Moore’s ‘Draped Seated Lady’ up for auction, Tower Hamlets mayor vows

PUBLISHED: 07:56 08 November 2012 | UPDATED: 11:50 14 November 2012

Henry Moore’s famous ‘Draped Seated Woman’ bronze sculpture erected for the people of London’s East End 50 years ago is being sold off at Christie’s, Tower Hamlets Mayor Lutfur Rahman decided last night.

Tower Hamlets Mayor Lutfur Rahman defied a public outcry and calls by MPs and figures from the world of art and film not to auction the 8ft artwork—known as ‘Old Flo’, currently housed in the Yorkshire Sculpture Park—to the highest bidder.

He made the pronouncement at his cabinet meeting last night, in the face of a public petition signed by 1,500 people and an open letter by leading figures including film director Danny Boyle, Henry Moore’s daughter and Bethnal Green & Bow MP Rushanara Ali.

“We have huge savings to make—the government has forced us into lean times,” he told the cabinet.

“The position is still the difficulty of placing the statue in a safe place.

“I act with a heavy heart—but this is the position we’ve been put in.”

The money will go into “art, housing and heritage projects.”

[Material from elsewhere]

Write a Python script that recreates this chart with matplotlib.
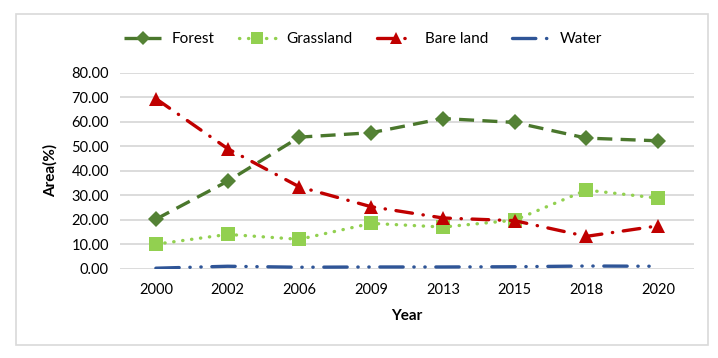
import matplotlib
matplotlib.use("Agg")
import matplotlib.pyplot as plt
from matplotlib.patches import Rectangle

years = ["2000", "2002", "2006", "2009", "2013", "2015", "2018", "2020"]
forest = [20.2, 35.7, 53.7, 55.5, 61.3, 59.7, 53.3, 52.2]
grassland = [10.0, 14.0, 12.0, 18.5, 17.0, 19.8, 32.1, 28.8]
bare_land = [69.4, 49.0, 33.4, 25.3, 20.7, 19.6, 13.2, 17.5]
water = [0.2, 1.0, 0.6, 0.7, 0.7, 0.8, 1.1, 1.0]
yticks = [0, 10, 20, 30, 40, 50, 60, 70, 80]

plt.rcParams['font.family'] = ['Lato', 'DejaVu Sans']

W, H = 718, 358
fig = plt.figure(figsize=(W/100, H/100), dpi=100)
fig.patches.append(Rectangle((16/W, 1-345/H), (708-16)/W, (345-14)/H,
                             transform=fig.transFigure, fill=False,
                             edgecolor='#D9D9D9', linewidth=1.2))

left, right, top, bottom = 120, 694, 72.7, 268.7
ax = fig.add_axes([left/W, 1-bottom/H, (right-left)/W, (bottom-top)/H])
x = list(range(len(years)))

ax.plot(x, water, color='#2F5597', lw=2.4, dashes=(7, 3.2, 0.1, 3.2, 0.1, 3.2),
        dash_capstyle='round', label='Water', zorder=3)
ax.plot(x, grassland, color='#92D050', lw=2.4, dashes=(0.1, 2.6),
        dash_capstyle='round', marker='s', ms=10, markeredgewidth=0,
        label='Grassland', zorder=4)
ax.plot(x, bare_land, color='#C00000', lw=2.4, dashes=(5, 3.2, 0.1, 3.2),
        dash_capstyle='round', marker='^', ms=10, markeredgewidth=0,
        label='Bare land', zorder=5)
ax.plot(x, forest, color='#4A772C', lw=2.4, dashes=(4.5, 2.5),
        marker='D', ms=8, markerfacecolor='#548235', markeredgewidth=0,
        label='Forest', zorder=6)

ax.set_xlim(-0.5, len(years) - 0.5)
ax.set_ylim(0, 80)
ax.set_yticks(yticks)
ax.set_yticklabels([f"{v:.2f}" for v in yticks], fontsize=10.5)
ax.set_xticks(x)
ax.set_xticklabels(years, fontsize=10.5)
ax.tick_params(length=0, pad=8)
ax.tick_params(axis='x', pad=10)
ax.grid(axis='y', color='#D9D9D9', lw=1.3, zorder=0)
ax.set_axisbelow(True)
for s in ax.spines.values():
    s.set_visible(False)

ax.set_ylabel("Area(%)", fontsize=11, fontweight='bold', labelpad=10)
ax.set_xlabel("Year", fontsize=11, fontweight='bold', labelpad=9)

handles, labels = ax.get_legend_handles_labels()
order = [3, 1, 2, 0]
fig.legend([handles[i] for i in order], [labels[i] for i in order],
           loc='center', bbox_to_anchor=(0.506, 1-39/H), ncol=4, frameon=False,
           fontsize=11, handlelength=2.4, columnspacing=1.6, handletextpad=0.7,
           markerscale=0.85)

fig.savefig("out.png", dpi=100)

He added: “We are working to a tough timetable—if we don’t act now it won’t be in time to be included in Christie’s catalogue until 2013. So I have decided to stand by my previous decision.”

He made no reference to the petition or campaign to retain the sculpture for the people of the East End.

Labour’s Cllr Ann Jackson, who presented a report to the cabinet from the previous night’s council scrutiny committee ‘calling in’ his decision to sell off the sculpture, later told the Advertiser: “I’m really upset for the residents who haven’t been consulted. No proper process has been followed—the mayor has just decided to sell it.”

Councillors had earlier noted that “no real alternatives” had been considered but to “sell the sculpture without care for the consequences or other viable options.”

Labour’s Heritage Spokesperson Denise Jones said: “The mayor refused to listen to residents’ views—it shows how closed-minded he is.”

Offers had been received to house the sculpture from the Museum of London Docklands, Queen Mary College—and even Bethnal Green’s Morpeth Secondary School.

MP Rushanara Ali said later: “The sculpture belongs to the people of the East End and should remain in public ownership and be available for everyone to enjoy as Henry Moore intended it.

“This is a betrayal of the East End’s working class heritage. The sale will only make a small contribution to the council’s budget and raises serious concerns about the Mayor’s wasteful use of public money to fund his extravagant lifestyle.”

The mayor’s cabinet member for culture, Rania Khan, backed the decision. She had told Tuesday’s scrutiny committee: “We have to make difficult decisions. Yes, it’s a beautiful piece of art, but that £20m would go a long way.”

Danny Boyle was among nine leading figures signing an open letter at the weekend urging Mayor Rahman not to sell the 1.5 tonne sculpture.

The letter stated that it went “against the spirit of Moore’s original sale on the understanding that it would be placed in East London.”

The presence of the sculpture in Stepney “demonstrated the post-war belief that everyone should have access to works of art of the highest quality.”

Others signing the letter included Moore’s daughter Mary Moore, MP Rushanara Ali, Wakefield MP Mary Creagh, the Henry Moore Foundation director Richard Calvocoressi and Tate Gallery director Nicholas Serota.

Henry Moore sold his sculpture for £6,000 to the London County Council in 1962 as a gift to the East End. It was erected in Jamaica Street where it remained until the Stifford housing estate was pulled down in 1997 and was sent for “safe keeping” to Yorkshire.